## BEGIN Given information

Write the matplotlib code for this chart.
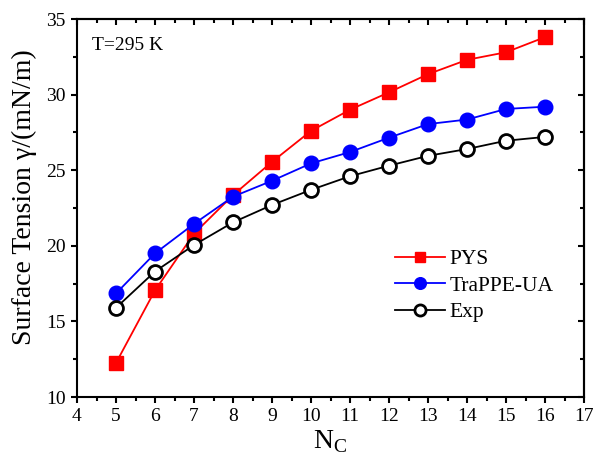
import matplotlib
matplotlib.use("Agg")
import matplotlib.pyplot as plt
from matplotlib.ticker import MultipleLocator

plt.rcParams['font.family'] = ['Liberation Serif', 'DejaVu Serif']
plt.rcParams['mathtext.fontset'] = 'custom'
plt.rcParams['mathtext.rm'] = 'Liberation Serif'

nc = [5, 6, 7, 8, 9, 10, 11, 12, 13, 14, 15, 16]
pys = [12.25, 17.05, 20.8, 23.35, 25.55, 27.6, 29.0, 30.15, 31.35, 32.3, 32.8, 33.8]
trappe = [16.85, 19.5, 21.45, 23.25, 24.3, 25.45, 26.2, 27.15, 28.05, 28.35, 29.05, 29.2]
exp = [15.9, 18.3, 20.05, 21.55, 22.7, 23.7, 24.6, 25.3, 25.95, 26.4, 26.95, 27.2]

fig = plt.figure(figsize=(5.94, 4.57), dpi=100)
ax = fig.add_axes([77/594, 1 - 397/457, (584-77)/594, (397-19)/457])

ax.plot(nc, pys, color='red', marker='s', markersize=9.5, lw=1.3, label='PYS')
ax.plot(nc, trappe, color='blue', marker='o', markersize=10.5, lw=1.3, label='TraPPE-UA')
ax.plot(nc, exp, color='black', marker='o', markersize=10, markerfacecolor='white',
        markeredgecolor='black', markeredgewidth=2, lw=1.3, label='Exp')

ax.set_xlim(4, 17)
ax.set_ylim(10, 35)
ax.xaxis.set_major_locator(MultipleLocator(1))
ax.xaxis.set_minor_locator(MultipleLocator(0.5))
ax.yaxis.set_major_locator(MultipleLocator(5))
ax.yaxis.set_minor_locator(MultipleLocator(2.5))
ax.tick_params(which='both', direction='out', labelsize=14, width=1.5)
ax.tick_params(which='major', length=4.5)
ax.tick_params(which='minor', length=2.8)
for s in ax.spines.values():
    s.set_linewidth(1.5)

# inward ticks on top and right
top = ax.secondary_xaxis('top')
top.xaxis.set_major_locator(MultipleLocator(1))
top.xaxis.set_minor_locator(MultipleLocator(0.5))
top.tick_params(which='both', direction='in', labeltop=False, width=1.5)
top.tick_params(which='major', length=4.5)
top.tick_params(which='minor', length=2.8)
right = ax.secondary_yaxis('right')
right.yaxis.set_major_locator(MultipleLocator(5))
right.yaxis.set_minor_locator(MultipleLocator(2.5))
right.tick_params(which='both', direction='in', labelright=False, width=1.5)
right.tick_params(which='major', length=4.5)
right.tick_params(which='minor', length=2.8)
for sec in (top, right):
    for s in sec.spines.values():
        s.set_linewidth(1.5)

ax.set_ylabel('Surface Tension γ/(mN/m)', fontsize=20)
ax.yaxis.set_label_coords(-0.079, 0.53)
ax.set_xlabel(r'N$_\mathrm{C}$', fontsize=20, labelpad=2)
ax.text(0.03, 0.93, 'T=295 K', transform=ax.transAxes, fontsize=14, va='center')

ax.legend(loc='center left', bbox_to_anchor=(0.628, 0.294), frameon=False, fontsize=15.5,
          handlelength=2.3, handletextpad=0.2, labelspacing=0.3, markerscale=0.8,
          borderaxespad=0, borderpad=0)

fig.savefig('out.png', dpi=100)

## END Given information

→ What the exercise asks: Every line of the data should be copied as it stands, without the images.

→ Exercise result:
Write the matplotlib code for this chart.
import matplotlib
matplotlib.use("Agg")
import matplotlib.pyplot as plt
from matplotlib.ticker import MultipleLocator

plt.rcParams['font.family'] = ['Liberation Serif', 'DejaVu Serif']
plt.rcParams['mathtext.fontset'] = 'custom'
plt.rcParams['mathtext.rm'] = 'Liberation Serif'

nc = [5, 6, 7, 8, 9, 10, 11, 12, 13, 14, 15, 16]
pys = [12.25, 17.05, 20.8, 23.35, 25.55, 27.6, 29.0, 30.15, 31.35, 32.3, 32.8, 33.8]
trappe = [16.85, 19.5, 21.45, 23.25, 24.3, 25.45, 26.2, 27.15, 28.05, 28.35, 29.05, 29.2]
exp = [15.9, 18.3, 20.05, 21.55, 22.7, 23.7, 24.6, 25.3, 25.95, 26.4, 26.95, 27.2]

fig = plt.figure(figsize=(5.94, 4.57), dpi=100)
ax = fig.add_axes([77/594, 1 - 397/457, (584-77)/594, (397-19)/457])

ax.plot(nc, pys, color='red', marker='s', markersize=9.5, lw=1.3, label='PYS')
ax.plot(nc, trappe, color='blue', marker='o', markersize=10.5, lw=1.3, label='TraPPE-UA')
ax.plot(nc, exp, color='black', marker='o', markersize=10, markerfacecolor='white',
        markeredgecolor='black', markeredgewidth=2, lw=1.3, label='Exp')

ax.set_xlim(4, 17)
ax.set_ylim(10, 35)
ax.xaxis.set_major_locator(MultipleLocator(1))
ax.xaxis.set_minor_locator(MultipleLocator(0.5))
ax.yaxis.set_major_locator(MultipleLocator(5))
ax.yaxis.set_minor_locator(MultipleLocator(2.5))
ax.tick_params(which='both', direction='out', labelsize=14, width=1.5)
ax.tick_params(which='major', length=4.5)
ax.tick_params(which='minor', length=2.8)
for s in ax.spines.values():
    s.set_linewidth(1.5)

# inward ticks on top and right
top = ax.secondary_xaxis('top')
top.xaxis.set_major_locator(MultipleLocator(1))
top.xaxis.set_minor_locator(MultipleLocator(0.5))
top.tick_params(which='both', direction='in', labeltop=False, width=1.5)
top.tick_params(which='major', length=4.5)
top.tick_params(which='minor', length=2.8)
right = ax.secondary_yaxis('right')
right.yaxis.set_major_locator(MultipleLocator(5))
right.yaxis.set_minor_locator(MultipleLocator(2.5))
right.tick_params(which='both', direction='in', labelright=False, width=1.5)
right.tick_params(which='major', length=4.5)
right.tick_params(which='minor', length=2.8)
for sec in (top, right):
    for s in sec.spines.values():
        s.set_linewidth(1.5)

ax.set_ylabel('Surface Tension γ/(mN/m)', fontsize=20)
ax.yaxis.set_label_coords(-0.079, 0.53)
ax.set_xlabel(r'N$_\mathrm{C}$', fontsize=20, labelpad=2)
ax.text(0.03, 0.93, 'T=295 K', transform=ax.transAxes, fontsize=14, va='center')

ax.legend(loc='center left', bbox_to_anchor=(0.628, 0.294), frameon=False, fontsize=15.5,
          handlelength=2.3, handletextpad=0.2, labelspacing=0.3, markerscale=0.8,
          borderaxespad=0, borderpad=0)

fig.savefig('out.png', dpi=100)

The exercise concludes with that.